Given how common second marriages and blended families have become, you would think that there would be a clearly defined set of rules for when a step-parent becomes financially responsible for the biological child of their ex spouse or partner.
In general, if an individual voluntarily assumes responsibility for a step-child (and treats the child like one of their own), they could end up having to pay child support even in circumstances where there are 2 biological parents already contributing financially to that child’s welfare.
A court will not order the table amount of child support from the biological parent, and then also order the table amount of support from the step-parent. Rather, it will try and apportion the child support obligations fairly between the two of them. Section 5 of the Child Support Guidelines enumerates the factors a court will consider in making this determination.

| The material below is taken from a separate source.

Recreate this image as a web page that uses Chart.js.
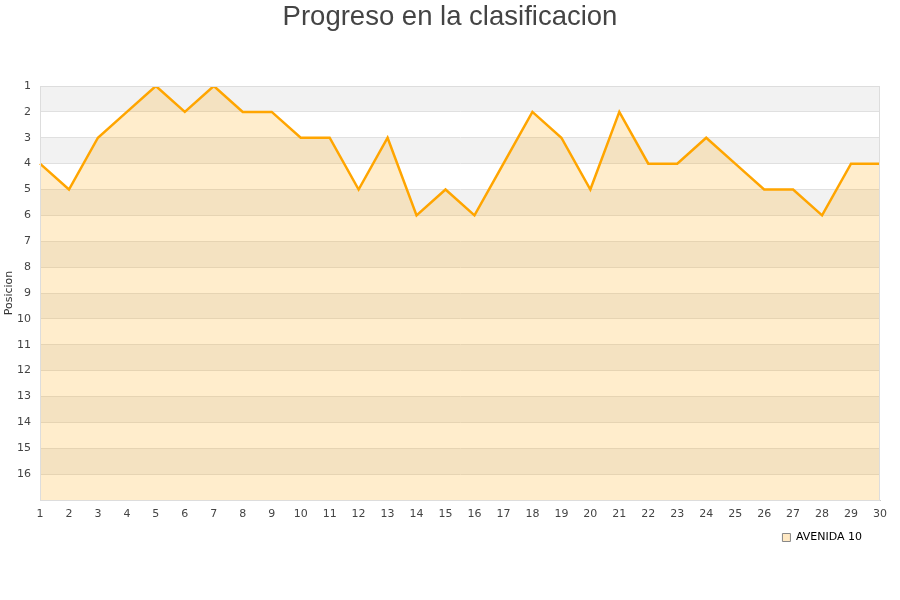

A court will be inclined to order close to the table amount of support for a step-parent if their relationship with the step-child is longstanding, if the biological parent either can’t pay table support or doesn’t have a history of paying, or if the child previously enjoyed a high standard of living with the step-parent. In cases where the biological parent is not able to provide adequate support, the step-parent is exposed to even greater liability.
In Durden v. Durden, the parties had been together for 20 years and the wife had brought a young child with her into the relationship that her husband treated like his own child. When they separated, the child’s biological father had been paying $500 per month in table support. The step father was not ordered to pay table support based on his income- which would have been $472 a month- but was ordered to pay the reduced amount of $300 per month.